私たちは自分が加害者にならないように注意すると共に、被害者にもならないように注意することが、ことに今のような時代には必要だと思います。
さて、強盗に襲われて、半殺しの目に会い、息も絶え絶えで苦しんでいるこの旅人のそばを、いろいろな人が通ります。
祭司が通りかかりました。この怪我人に気がついたようでしたが、知らん顔をして、そこを避けて通り過ぎて行きました。次にレビ人が通りました。この人も同じように行き過ぎました。祭司やレビ人は、神殿にいて、神様を礼拝しようとして集まって来る参詣者を指導し、助ける大切な人たちでした。いわば宗教家です。

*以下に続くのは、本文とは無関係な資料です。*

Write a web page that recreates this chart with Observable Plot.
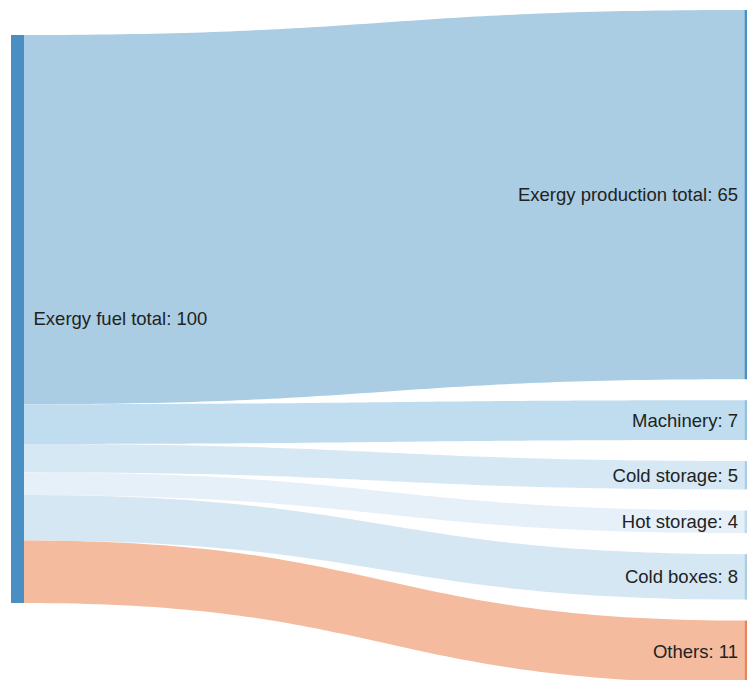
<!DOCTYPE html>
<html>
<head>
<meta charset="utf-8">
<script src="https://cdn.jsdelivr.net/npm/d3@7"></script>
<script src="https://cdn.jsdelivr.net/npm/@observablehq/plot@0.6"></script>
<style>
  html, body { margin: 0; padding: 0; background: #fff; overflow: hidden; }
  #chart { width: 747px; height: 680px; overflow: hidden; }
</style>
</head>
<body>
<div id="chart"></div>
<script>
// Exergy flows: one source split into six destinations
const sourceName = "Exergy fuel total";
const targets = ["Exergy production total", "Machinery", "Cold storage", "Hot storage", "Cold boxes", "Others"];
const values = [65, 7, 5, 4, 8, 11];
const linkColors = ["#aacde3", "#c0ddef", "#d6e8f4", "#e6f0f9", "#d5e7f3", "#f4bb9e"];
const nodeColors = ["#4a8fc4", "#8fc0e0", "#a9cfe8", "#bcd9ee", "#a9cfe8", "#e8835a"];
const sourceColor = "#4a8fc4";

const W = 747, H = 680;
const pxPerUnit = 5.68;           // vertical scale: pixels per unit of exergy
const nodeW = 13 / 733;           // node thickness in column units
const leftTop = 6.16;             // top of the source node (units)
const rightTop = 1.76;            // top of the first destination node (units)
const gap = 3.7;                  // padding between destination nodes (units)

const total = d3.sum(values);

// Stack link bands on both sides
const links = [];
let yl = leftTop, yr = rightTop;
targets.forEach((name, i) => {
  const v = values[i];
  links.push({name, value: v, y0a: yl, y0b: yl + v, y1a: yr, y1b: yr + v});
  yl += v;
  yr += v + gap;
});

// Sample each band along a horizontal cubic Bézier (control points at mid-x)
const x0 = nodeW, x1 = 1;
const pts = [];
for (const l of links) {
  for (let k = 0; k <= 80; k++) {
    const t = k / 80;
    const fx = 1.5 * t * (1 - t) + t * t * t;
    const s = 3 * t * t - 2 * t * t * t;
    pts.push({
      name: l.name,
      x: x0 + (x1 - x0) * fx,
      top: l.y0a + (l.y1a - l.y0a) * s,
      bottom: l.y0b + (l.y1b - l.y0b) * s
    });
  }
}

const nodes = [
  {name: sourceName, value: total, x1: 0, x2: nodeW, y1: leftTop, y2: leftTop + total, color: sourceColor},
  ...links.map((l, i) => ({name: l.name, value: l.value, x1: 1, x2: 1 + nodeW, y1: l.y1a, y2: l.y1b, color: nodeColors[i]}))
];

const plot = Plot.plot({
  width: W,
  height: H,
  margin: 0,
  x: {domain: [0, 1], range: [11, 744.5], axis: null},
  y: {domain: [0, H / pxPerUnit], range: [0, H], axis: null},
  color: {domain: targets, range: linkColors},
  style: {fontFamily: "'Liberation Sans', Arial, Helvetica, sans-serif", background: "white"},
  marks: [
    Plot.areaY(pts, {x: "x", y1: "top", y2: "bottom", z: "name", fill: "name", curve: "linear"}),
    Plot.rect(nodes, {x1: "x1", x2: "x2", y1: "y1", y2: "y2", fill: d => d.color}),
    Plot.text([nodes[0]], {
      x: "x2", y: d => (d.y1 + d.y2) / 2,
      text: d => `${d.name}: ${d.value}`,
      textAnchor: "start", dx: 9, fontSize: 18.5, fill: "#222"
    }),
    Plot.text(nodes.slice(1), {
      x: "x1", y: d => (d.y1 + d.y2) / 2,
      text: d => `${d.name}: ${d.value}`,
      textAnchor: "end", dx: -7, fontSize: 18.5, fill: "#222"
    })
  ]
});

document.getElementById("chart").appendChild(plot);
</script>
</body>
</html>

しかも当時は、宗教家は教育の責任も、政治の責任もみな持っていましたから、国民に尊敬され、信頼されている人たちだったのです。
勿論彼らは強盗のような加害者になるほど悪人ではありませんでした。またあの旅人のように、強盗のエサになるほど、愚かでも不注意でもありません。自分の生活はちゃんとやっていける人です。また、宗教家、教育者、政治家として、見かけの上では立派な生活をしていたでしょう。しかし、彼らの正体はエゴイストでした。自分一人の時、誰も見ていない時には、どんなに困っている人を見ても少しの手間も、少しの費用も惜しんで、同胞を見殺しにしました。
私は神様がご覧になると、あの強盗も、この紳士も、本質的にはそんなに変わらないのではないか、と思いますがいかがでしょうか。そしてこのキリストのお話を鏡として、自分を写してみるとどうでしょうか。